Sunday, April 17, 2011

Mortality

Every now and then, I'd get a little melancholy and ponder my place in the universe. Fact is, we're all here for far less than the blink of an eye as the universe goes. During that brief period, all we can do is impact those around us, being positively or negatively.

When I was young, the days seemed plentiful. I looked eagerly to my birthdays, the only time in the year when I got presents of toys and whatnot (we didn't celebrate Christmas). All I wanted to do was for the days to pass quickly. Now, in the latter part of my middle age, I'm starting to face the fact that I'm mortal, that someday, Death will come to me and take me away.

I'm not sure I'm afraid of that. I view it with some anxiety, of course. If we do disappear into nothingness, that wouldn't be too bad. If we get parsed into heaven, hell or some other place within the spectrum of good and evil, at least there is some closure. I suspect that death is something altogether different. Occam's Razor says that we simply...stop existing. That there isn't an afterlife. Once our time here has come and gone, that's pretty much it. I've experienced enough to know that science doesn't answer everything. While I'm not willing to believe in superstition lest they take away my status as a Handmaiden of Science (tm), I'm also not entirely willing to believe that oblivion awaits.
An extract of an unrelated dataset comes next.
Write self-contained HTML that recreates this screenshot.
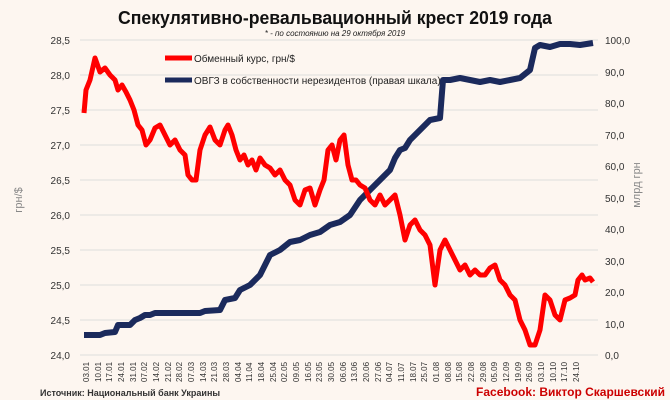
<!DOCTYPE html>
<html><head><meta charset="utf-8"><style>
body{margin:0;background:#fdf6f0;}
svg{display:block;font-family:"Liberation Sans",sans-serif;}
</style></head><body>
<svg width="670" height="400" viewBox="0 0 670 400">
<rect width="670" height="400" fill="#fdf6f0"/>
<text x="335" y="24" text-anchor="middle" font-size="18" font-weight="bold" fill="#111" textLength="434" lengthAdjust="spacingAndGlyphs">Спекулятивно-ревальвационный крест 2019 года</text>
<text x="335" y="36" text-anchor="middle" font-size="8" font-style="italic" fill="#222">* - по состоянию на 29 октября 2019</text>
<g stroke="#ddd" stroke-width="1">
<line x1="80" x2="598" y1="40" y2="40"/><line x1="80" x2="598" y1="75" y2="75"/><line x1="80" x2="598" y1="110" y2="110"/><line x1="80" x2="598" y1="145" y2="145"/><line x1="80" x2="598" y1="180" y2="180"/><line x1="80" x2="598" y1="215" y2="215"/><line x1="80" x2="598" y1="250" y2="250"/><line x1="80" x2="598" y1="285" y2="285"/><line x1="80" x2="598" y1="320" y2="320"/><line x1="80" x2="598" y1="355" y2="355"/>
</g>
<g font-size="10" fill="#333" text-anchor="end">
<text x="70" y="44">28,5</text><text x="70" y="79">28,0</text><text x="70" y="114">27,5</text><text x="70" y="149">27,0</text><text x="70" y="184">26,5</text><text x="70" y="219">26,0</text><text x="70" y="254">25,5</text><text x="70" y="289">25,0</text><text x="70" y="324">24,5</text><text x="70" y="359">24,0</text>
</g>
<g font-size="10" fill="#333">
<text x="605" y="44">100,0</text><text x="605" y="76">90,0</text><text x="605" y="107">80,0</text><text x="605" y="139">70,0</text><text x="605" y="170">60,0</text><text x="605" y="202">50,0</text><text x="605" y="233">40,0</text><text x="605" y="265">30,0</text><text x="605" y="296">20,0</text><text x="605" y="328">10,0</text><text x="605" y="359">0,0</text>
</g>
<text transform="translate(22,200) rotate(-90)" text-anchor="middle" font-size="11" fill="#888">грн/$</text>
<text transform="translate(640,185) rotate(-90)" text-anchor="middle" font-size="11" fill="#888">млрд грн</text>
<polyline fill="none" stroke="#1b2a5c" stroke-width="6" stroke-linejoin="round" points="84,335 100,335 105,333 115,332 118,325 130,325 135,320 140,318 145,315 150,315 155,313 200,313 205,311 220,310 225,300 235,298 240,290 250,285 260,275 270,255 280,250 290,242 300,240 310,235 320,232 330,225 340,222 350,215 360,200 365,195 375,185 385,175 390,170 395,158 400,150 405,148 410,140 420,130 425,125 430,120 440,118 443,80 450,80 460,78 470,80 480,82 490,80 500,82 510,80 520,78 530,70 535,48 540,45 550,47 560,44 570,44 580,45 593,43"/>
<polyline fill="none" stroke="#f00" stroke-width="5" stroke-linejoin="round" points="84,113 86,90 90,80 95,58 100,72 105,68 110,75 115,80 118,90 122,85 126,92 130,100 134,110 138,125 142,130 146,145 150,140 155,128 160,125 165,135 170,145 175,140 180,150 185,155 188,175 192,180 196,180 200,150 205,135 210,127 215,140 220,145 225,130 228,125 232,135 236,150 240,160 244,155 248,165 252,160 256,170 260,158 265,165 270,168 275,175 280,170 285,180 290,185 295,200 300,205 305,190 310,188 315,205 320,190 324,180 328,150 332,145 336,160 340,140 344,135 348,165 352,180 356,180 360,185 365,188 370,200 375,205 380,195 385,205 390,200 395,195 400,215 405,240 410,225 415,220 420,230 425,235 430,245 435,285 440,250 445,240 450,250 455,260 460,270 465,265 470,275 475,270 480,275 485,275 490,268 495,265 500,280 505,285 510,295 515,300 520,320 525,330 530,345 535,345 540,330 545,295 550,300 555,315 560,320 565,300 570,298 575,295 578,280 582,275 585,280 590,278 593,282"/>
<line x1="165" x2="192" y1="58" y2="58" stroke="#f00" stroke-width="5"/>
<text x="194" y="62" font-size="10" fill="#222">Обменный курс, грн/$</text>
<line x1="165" x2="192" y1="80" y2="80" stroke="#1b2a5c" stroke-width="5"/>
<text x="194" y="84" font-size="10" fill="#222">ОВГЗ в собственности  нерезидентов (правая шкала)</text>
<text x="40" y="396" font-size="9" font-weight="bold" fill="#333">Источник: Национальный банк Украины</text>
<text x="665" y="396" text-anchor="end" font-size="12" font-weight="bold" fill="#c00">Facebook: Виктор Скаршевский</text>
<g font-size="8" fill="#333">
<text transform="translate(89,382) rotate(-90)">03.01</text><text transform="translate(101,382) rotate(-90)">10.01</text><text transform="translate(112,382) rotate(-90)">17.01</text><text transform="translate(124,382) rotate(-90)">24.01</text><text transform="translate(136,382) rotate(-90)">31.01</text><text transform="translate(147,382) rotate(-90)">07.02</text><text transform="translate(159,382) rotate(-90)">14.02</text><text transform="translate(171,382) rotate(-90)">21.02</text><text transform="translate(182,382) rotate(-90)">28.02</text><text transform="translate(194,382) rotate(-90)">07.03</text><text transform="translate(206,382) rotate(-90)">14.03</text><text transform="translate(217,382) rotate(-90)">21.03</text><text transform="translate(229,382) rotate(-90)">28.03</text><text transform="translate(241,382) rotate(-90)">04.04</text><text transform="translate(252,382) rotate(-90)">11.04</text><text transform="translate(264,382) rotate(-90)">18.04</text><text transform="translate(276,382) rotate(-90)">25.04</text><text transform="translate(287,382) rotate(-90)">02.05</text><text transform="translate(299,382) rotate(-90)">09.05</text><text transform="translate(311,382) rotate(-90)">16.05</text><text transform="translate(322,382) rotate(-90)">23.05</text><text transform="translate(334,382) rotate(-90)">30.05</text><text transform="translate(346,382) rotate(-90)">06.06</text><text transform="translate(357,382) rotate(-90)">13.06</text><text transform="translate(369,382) rotate(-90)">20.06</text><text transform="translate(381,382) rotate(-90)">27.06</text><text transform="translate(392,382) rotate(-90)">04.07</text><text transform="translate(404,382) rotate(-90)">11.07</text><text transform="translate(416,382) rotate(-90)">18.07</text><text transform="translate(427,382) rotate(-90)">25.07</text><text transform="translate(439,382) rotate(-90)">01.08</text><text transform="translate(451,382) rotate(-90)">08.08</text><text transform="translate(462,382) rotate(-90)">15.08</text><text transform="translate(474,382) rotate(-90)">22.08</text><text transform="translate(486,382) rotate(-90)">29.08</text><text transform="translate(497,382) rotate(-90)">05.09</text><text transform="translate(509,382) rotate(-90)">12.09</text><text transform="translate(521,382) rotate(-90)">19.09</text><text transform="translate(532,382) rotate(-90)">26.09</text><text transform="translate(544,382) rotate(-90)">03.10</text><text transform="translate(556,382) rotate(-90)">10.10</text><text transform="translate(567,382) rotate(-90)">17.10</text><text transform="translate(579,382) rotate(-90)">24.10</text>
</g>
</svg>
</body></html>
It's hard to explain how I feel simply because my feelings are very conflicted. There is a part of me that welcomes the end of this hardship and toil we go through in this existence of ours. I don't discount that perhaps there may be other kinds of hardship and toil awaiting us after this life but I don't know what they are. My loved ones know what my ideal afterlife would look like, if there is an afterlife. All I can do is to hope that I end up there.

Viewing one's mortality every now and then is a good thing, I think. It gives me perspective on what I'm doing. Does my job matter? Yes...but not in the long run. It pays the bills but it doesn't prepare my kids for the life they're going to have. Do my hobbies matter? Yes...but only to me, unless if I make some amazing new discovery that will benefit humankind, like solving the mysteries of the universe or at the very least, figuring out how to get the caramel into the Caramilk bar.

Our existence matters...and it doesn't. All I can do is to make the best choices I can make for not only myself but for those I care for.